No drama servers are built around a clear expectation: play the game, keep chat steady, and do not turn friction into a spectacle. Disagreements still happen, but they are kept small and resolved quickly so mining, building, trading, and group projects are not constantly interrupted by social blowups.

That usually means tighter standards for chat and conflict than on a typical survival server. Personal attacks, baiting, harassment, and drawn-out arguments get shut down early. Staff will often redirect players to private messages or a ticket system, then ask everyone to accept the ruling and move on. Common rules focus on preventing escalation: no naming and shaming, no dogpiling, and no using global chat as a courtroom.

The day-to-day vibe is quieter and more predictable. Global chat stays usable for practical stuff like finding a shop district, swapping enchants, coordinating a build, or asking for help with a Wither. These communities tend to value steady players who fix damage they cause, return stray gear, and honor agreements around claims, shared farms, and trades.

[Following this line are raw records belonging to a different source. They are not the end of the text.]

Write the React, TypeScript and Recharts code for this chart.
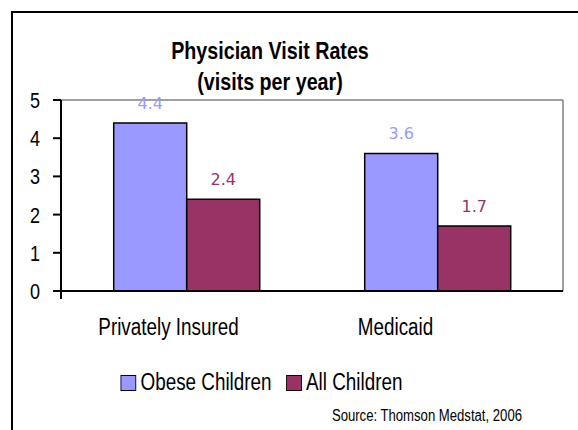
import { BarChart, Bar, XAxis, YAxis, CartesianGrid, LabelList } from 'recharts';

const categories = ['Privately Insured', 'Medicaid'];
const obeseChildren = [4.4, 3.6];
const allChildren = [2.4, 1.7];
const yTicks = [0, 1, 2, 3, 4, 5];
const edgeTicks = [0, 1, 2];

const data = categories.map((name, i) => ({ name, obese: obeseChildren[i], all: allChildren[i] }));

// no Arial Narrow here, so squeeze Liberation Sans horizontally instead
const FONT = '"Liberation Sans", Arial, sans-serif';
const SQUEEZE = 0.82;
const BLUE = '#9999FF';
const PLUM = '#993366';

// category labels sit a little left of the band centres in the original
const LABEL_SHIFT = [-18, -42];

function CategoryTick(props: any) {
  const { x, y, payload, index } = props;
  return (
    <text
      transform={`translate(${x + (LABEL_SHIFT[index] ?? 0)},${y + 44}) scale(${SQUEEZE},1)`}
      textAnchor="middle"
      fill="#000"
      fontSize={23}
      fontFamily={FONT}
    >
      {payload.value}
    </text>
  );
}

function ValueTick(props: any) {
  const { x, y, payload } = props;
  return (
    <text transform={`translate(${x},${y + 8}) scale(${SQUEEZE},1)`} textAnchor="end" fill="#000" fontSize={22} fontFamily={FONT}>
      {payload.value}
    </text>
  );
}

const NoTick = () => <g />;

function LegendItem({ color, label }: { color: string; label: string }) {
  return (
    <div style={{ display: 'flex', alignItems: 'center', marginRight: 18 }}>
      <div style={{ width: 17, height: 14, background: color, border: '1px solid #000', marginRight: 5 }} />
      <span>{label}</span>
    </div>
  );
}

export default function App() {
  return (
    <div style={{ position: 'absolute', left: 0, top: 0, width: 578, height: 430, overflow: 'hidden', background: '#fff', fontFamily: FONT }}>
      <div style={{ position: 'absolute', left: 11, top: 11, width: 620, height: 520, border: '2px solid #000' }} />
      <div
        style={{
          position: 'absolute', left: 0, top: 35, width: 540, textAlign: 'center', fontSize: 24, fontWeight: 'bold',
          lineHeight: '31px', color: '#000', transform: `scaleX(${SQUEEZE})`, transformOrigin: '270px 0',
        }}
      >
        Physician Visit Rates
        <br />
        (visits per year)
      </div>
      <div style={{ position: 'absolute', left: 0, top: 0 }}>
        <BarChart width={578} height={430} data={data} margin={{ top: 100, right: 15, left: 0, bottom: 109 }} barGap={0} barCategoryGap="21%">
          <CartesianGrid
            stroke="#808080"
            strokeWidth={1.5}
            horizontalCoordinatesGenerator={({ offset }: any) => [offset.top]}
            verticalCoordinatesGenerator={({ offset }: any) => [offset.left + offset.width]}
          />
          <XAxis
            dataKey="name"
            height={1}
            axisLine={{ stroke: '#000', strokeWidth: 2 }}
            tickLine={false}
            tickSize={0}
            tickMargin={0}
            tick={<CategoryTick />}
            interval={0}
          />
          <XAxis
            xAxisId="edge"
            type="number"
            domain={[0, 2]}
            ticks={edgeTicks}
            height={29}
            tick={<NoTick />}
            tickSize={7}
            axisLine={false}
            tickLine={{ stroke: '#000', strokeWidth: 2 }}
          />
          <YAxis
            width={61}
            domain={[0, 5]}
            ticks={yTicks}
            tickSize={8}
            tickMargin={13}
            axisLine={{ stroke: '#000', strokeWidth: 2 }}
            tickLine={{ stroke: '#000', strokeWidth: 2 }}
            tick={<ValueTick />}
          />
          <Bar dataKey="obese" fill={BLUE} stroke="#000" strokeWidth={1.5} isAnimationActive={false}>
            <LabelList dataKey="obese" position="top" offset={14} fill={BLUE} fontSize={16} fontFamily="DejaVu Sans" />
          </Bar>
          <Bar dataKey="all" fill={PLUM} stroke="#000" strokeWidth={1.5} isAnimationActive={false}>
            <LabelList dataKey="all" position="top" offset={14} fill={PLUM} fontSize={16} fontFamily="DejaVu Sans" />
          </Bar>
        </BarChart>
      </div>
      <div
        style={{
          position: 'absolute', left: 0, top: 371, width: 538, height: 23, display: 'flex', justifyContent: 'center',
          alignItems: 'center', fontSize: 23, lineHeight: '23px', color: '#000', transform: `scaleX(${SQUEEZE})`, transformOrigin: '269px 0',
        }}
      >
        <LegendItem color={BLUE} label="Obese Children" />
        <LegendItem color={PLUM} label="All Children" />
      </div>
      <div
        style={{
          position: 'absolute', left: 0, top: 408, width: 522, textAlign: 'right', fontSize: 16, lineHeight: '16px',
          color: '#000', transform: `scaleX(${SQUEEZE})`, transformOrigin: '522px 0',
        }}
      >
        Source: Thomson Medstat, 2006
      </div>
    </div>
  );
}
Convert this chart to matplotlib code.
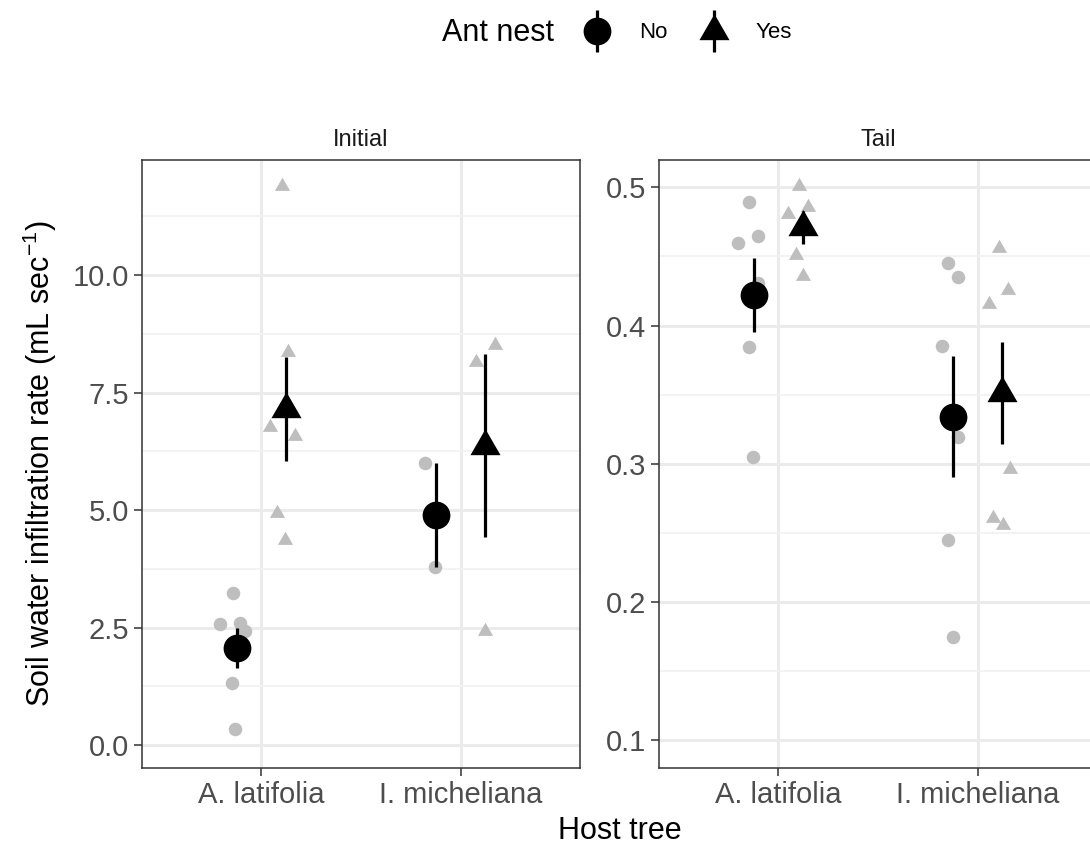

No drama does not automatically mean no PvP, no raiding, or no risk. It means the server expects sportsmanship and boundaries that keep conflict from turning personal. When PvP exists, it is often opt-in or structured through arenas, duels, events, or clearly defined zones, with rules that cut off trash talk, spawn trapping, and revenge spirals.

The tradeoff is more interventionist moderation. If you enjoy public debate, airing receipts, or pushing social boundaries in chat, this style will feel restrictive. If you want low social temperature and a place where builds outlast personalities, that strictness is the point.